* Problem to solve
Restate the data word for word and leave the images out.
++++ Source excerpt
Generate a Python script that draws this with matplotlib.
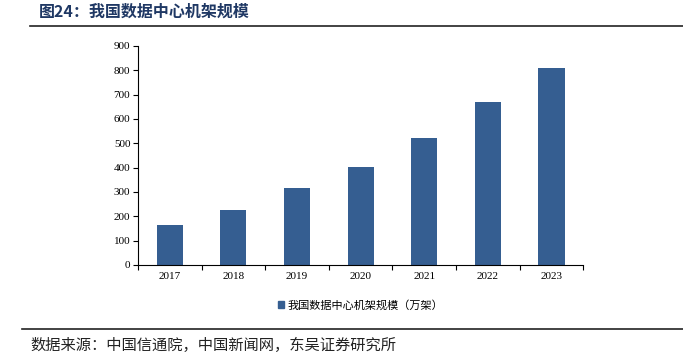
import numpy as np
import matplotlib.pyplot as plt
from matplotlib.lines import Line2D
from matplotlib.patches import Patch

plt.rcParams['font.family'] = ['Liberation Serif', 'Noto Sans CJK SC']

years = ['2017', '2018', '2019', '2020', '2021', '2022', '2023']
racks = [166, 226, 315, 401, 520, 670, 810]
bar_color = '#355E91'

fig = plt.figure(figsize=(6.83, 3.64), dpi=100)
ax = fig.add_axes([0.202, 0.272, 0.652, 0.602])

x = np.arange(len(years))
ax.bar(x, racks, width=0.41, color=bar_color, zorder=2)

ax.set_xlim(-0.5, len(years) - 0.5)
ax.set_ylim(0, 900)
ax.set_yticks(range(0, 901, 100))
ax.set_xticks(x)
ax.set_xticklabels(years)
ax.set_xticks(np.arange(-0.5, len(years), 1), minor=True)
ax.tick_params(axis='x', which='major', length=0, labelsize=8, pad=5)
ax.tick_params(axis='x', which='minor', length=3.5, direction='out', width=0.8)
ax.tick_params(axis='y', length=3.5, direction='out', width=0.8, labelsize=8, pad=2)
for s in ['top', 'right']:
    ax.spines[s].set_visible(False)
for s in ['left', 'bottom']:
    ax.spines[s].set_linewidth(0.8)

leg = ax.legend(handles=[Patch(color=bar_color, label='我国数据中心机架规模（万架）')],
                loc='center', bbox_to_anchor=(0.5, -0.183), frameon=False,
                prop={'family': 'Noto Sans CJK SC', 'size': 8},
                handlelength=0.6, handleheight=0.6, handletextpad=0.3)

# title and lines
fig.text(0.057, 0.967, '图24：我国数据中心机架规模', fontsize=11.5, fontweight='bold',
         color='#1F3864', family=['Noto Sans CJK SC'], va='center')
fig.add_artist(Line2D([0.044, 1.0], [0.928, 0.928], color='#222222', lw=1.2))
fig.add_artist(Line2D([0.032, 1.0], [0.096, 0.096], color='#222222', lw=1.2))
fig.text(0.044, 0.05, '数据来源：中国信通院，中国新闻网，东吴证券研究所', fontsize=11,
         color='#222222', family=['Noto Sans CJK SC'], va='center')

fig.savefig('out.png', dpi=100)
++++++++
* Solution to the problem
Generate a Python script that draws this with matplotlib.
import numpy as np
import matplotlib.pyplot as plt
from matplotlib.lines import Line2D
from matplotlib.patches import Patch

plt.rcParams['font.family'] = ['Liberation Serif', 'Noto Sans CJK SC']

years = ['2017', '2018', '2019', '2020', '2021', '2022', '2023']
racks = [166, 226, 315, 401, 520, 670, 810]
bar_color = '#355E91'

fig = plt.figure(figsize=(6.83, 3.64), dpi=100)
ax = fig.add_axes([0.202, 0.272, 0.652, 0.602])

x = np.arange(len(years))
ax.bar(x, racks, width=0.41, color=bar_color, zorder=2)

ax.set_xlim(-0.5, len(years) - 0.5)
ax.set_ylim(0, 900)
ax.set_yticks(range(0, 901, 100))
ax.set_xticks(x)
ax.set_xticklabels(years)
ax.set_xticks(np.arange(-0.5, len(years), 1), minor=True)
ax.tick_params(axis='x', which='major', length=0, labelsize=8, pad=5)
ax.tick_params(axis='x', which='minor', length=3.5, direction='out', width=0.8)
ax.tick_params(axis='y', length=3.5, direction='out', width=0.8, labelsize=8, pad=2)
for s in ['top', 'right']:
    ax.spines[s].set_visible(False)
for s in ['left', 'bottom']:
    ax.spines[s].set_linewidth(0.8)

leg = ax.legend(handles=[Patch(color=bar_color, label='我国数据中心机架规模（万架）')],
                loc='center', bbox_to_anchor=(0.5, -0.183), frameon=False,
                prop={'family': 'Noto Sans CJK SC', 'size': 8},
                handlelength=0.6, handleheight=0.6, handletextpad=0.3)

# title and lines
fig.text(0.057, 0.967, '图24：我国数据中心机架规模', fontsize=11.5, fontweight='bold',
         color='#1F3864', family=['Noto Sans CJK SC'], va='center')
fig.add_artist(Line2D([0.044, 1.0], [0.928, 0.928], color='#222222', lw=1.2))
fig.add_artist(Line2D([0.032, 1.0], [0.096, 0.096], color='#222222', lw=1.2))
fig.text(0.044, 0.05, '数据来源：中国信通院，中国新闻网，东吴证券研究所', fontsize=11,
         color='#222222', family=['Noto Sans CJK SC'], va='center')

fig.savefig('out.png', dpi=100)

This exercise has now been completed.